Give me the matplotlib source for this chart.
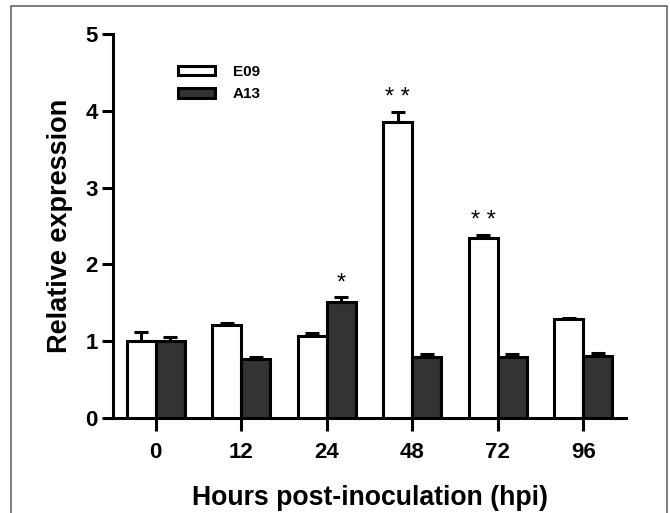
import matplotlib.pyplot as plt
import numpy as np
from matplotlib.patches import Rectangle, Patch

plt.rcParams['font.family'] = ['Liberation Sans', 'DejaVu Sans']

# data
hours = ['0', '12', '24', '48', '72', '96']
e09 = [1.00, 1.21, 1.07, 3.86, 2.34, 1.29]
e09_err = [0.12, 0.03, 0.04, 0.12, 0.04, 0.01]
a13 = [1.00, 0.77, 1.51, 0.79, 0.79, 0.81]
a13_err = [0.05, 0.02, 0.06, 0.04, 0.04, 0.04]
e09_marks = ['', '', '', '* *', '* *', '']
a13_marks = ['', '', '*', '', '', '']

fig = plt.figure(figsize=(6.7, 5.13), dpi=100)
ax = fig.add_axes([113/670, 1 - 418/513, 513/670, 384/513])

# thin grey frame around the whole figure (bottom edge falls outside)
fig.patches.append(Rectangle((11/670, -0.02), 656/670, 1.02 - 6/513, transform=fig.transFigure,
                             fill=False, edgecolor='#666666', linewidth=1.2))

x = np.arange(len(hours))
w = 0.34
lw = 2.2
ax.bar(x - w/2, e09, w, color='white', edgecolor='black', linewidth=lw, zorder=3)
ax.bar(x + w/2, a13, w, color='#333333', edgecolor='black', linewidth=lw, zorder=3)

# upward-only error bars
ax.errorbar(x - w/2, e09, yerr=[np.zeros(6), e09_err], fmt='none', ecolor='black',
            elinewidth=lw, capsize=4.7, capthick=lw, zorder=2)
ax.errorbar(x + w/2, a13, yerr=[np.zeros(6), a13_err], fmt='none', ecolor='black',
            elinewidth=lw, capsize=4.7, capthick=lw, zorder=2)

for i in range(len(hours)):
    if e09_marks[i]:
        ax.text(x[i] - w/2, e09[i] + e09_err[i] + 0.04, e09_marks[i], ha='center', va='bottom',
                fontsize=17)
    if a13_marks[i]:
        ax.text(x[i] + w/2, a13[i] + a13_err[i] + 0.04, a13_marks[i], ha='center', va='bottom',
                fontsize=17)

ax.set_xlim(-0.5, 5.5)
ax.set_ylim(0, 5)
ax.set_yticks([0, 1, 2, 3, 4, 5])
ax.set_xticks(x)
ax.set_xticklabels(hours)
for s in ['top', 'right']:
    ax.spines[s].set_visible(False)
for s in ['left', 'bottom']:
    ax.spines[s].set_linewidth(lw)
ax.tick_params(axis='y', length=8, width=lw, labelsize=16, pad=3)
ax.tick_params(axis='x', length=9, width=lw, labelsize=16, pad=8)
for t in ax.get_xticklabels() + ax.get_yticklabels():
    t.set_fontweight('bold')

ax.set_ylabel('Relative expression', fontsize=19.5, fontweight='bold', labelpad=9)
ax.set_xlabel('Hours post-inoculation (hpi)', fontsize=19.2, fontweight='bold', labelpad=16)

handles = [Patch(facecolor='white', edgecolor='black', linewidth=lw),
           Patch(facecolor='#333333', edgecolor='black', linewidth=lw)]
leg = ax.legend(handles, ['E09', 'A13'], loc='upper left', bbox_to_anchor=(0.1, 0.955),
                frameon=False, fontsize=11, handlelength=2.4, handleheight=0.55,
                handletextpad=1.2, labelspacing=0.55)
for t in leg.get_texts():
    t.set_fontweight('bold')

fig.savefig('out.png', dpi=100)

▶ [What this task involves]: Copy every line above in which the string "matplotlib" shows up.

▶ [Result of this exercise]:
Give me the matplotlib source for this chart.
import matplotlib.pyplot as plt
from matplotlib.patches import Rectangle, Patch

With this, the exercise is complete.